All four of the above put the welfare of the state of Israel and the Jewish people far above above any personal or partisan goals. None of them sought personal aggrandizement or became wealthy during their political careers. Things have changed, haven’t they? Compare Begin with a Peres or an Olmert!
The comparison with American presidents is hard to avoid as well. Most of our recent leaders have been mediocrities without substance, sold to us by campaigns crafted to project appropriate messages to multiple sectors of the electorate, to take advantage of our electoral system, a combination of Madison Avenue, Hollywood and the arcane world of shadowy political consultants.
In office, they affect the trappings of emperors, flying here in there in astronomically expensive movements with huge entourages. Those that are not multi-millionaires shortly become such.
Some have suggested that excessive grandiosity in the behavior of leaders, the building of massive edifices, etc. are signs of decadence and incipient decay in institutions like corporations or nations.
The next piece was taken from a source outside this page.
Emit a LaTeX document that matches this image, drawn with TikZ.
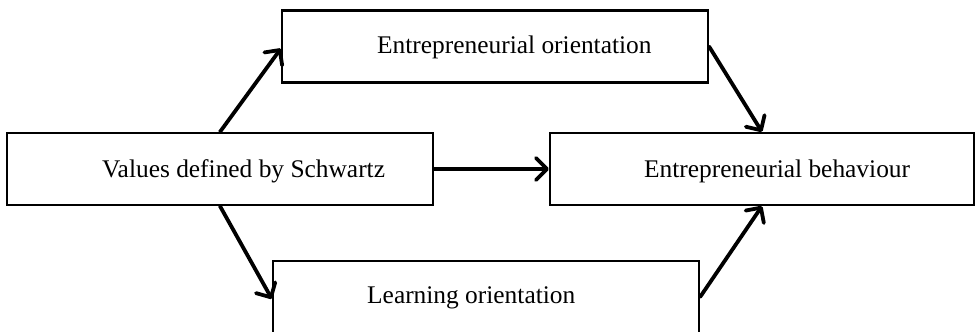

Makes sense to me.
It might be, at least in America, that the selection process makes it almost certain that we will get a vain, cardboard figure, likely to put the lowest forms of partisan politics and his personal well-being above the good of the nation. Because of its small size and the existential nature of the problems it faces, it may still be possible for Israel to have a man like Begin become Prime Minister.
Of course you can’t expect that a prime minister or president can, like Udi, have zero interest in politics. But I think that the most important qualities of a leader have little to do with politics. They are dedication to an ideal which transcends ambition for fame, historical recognition, wealth, etc.; the highest degree of personal integrity, humility, and the ability to maintain those characteristics despite the temptations of office. A tendency to want to think things through oneself rather than rely on experts helps, too, as John F. Kennedy famously found out after the Bay of Pigs.
Examples of leaders with these qualities are Begin and Rabin, and in America, Harry S. Truman. All of them made mistakes, but all of them also displayed the integrity essential for leadership, something rare indeed.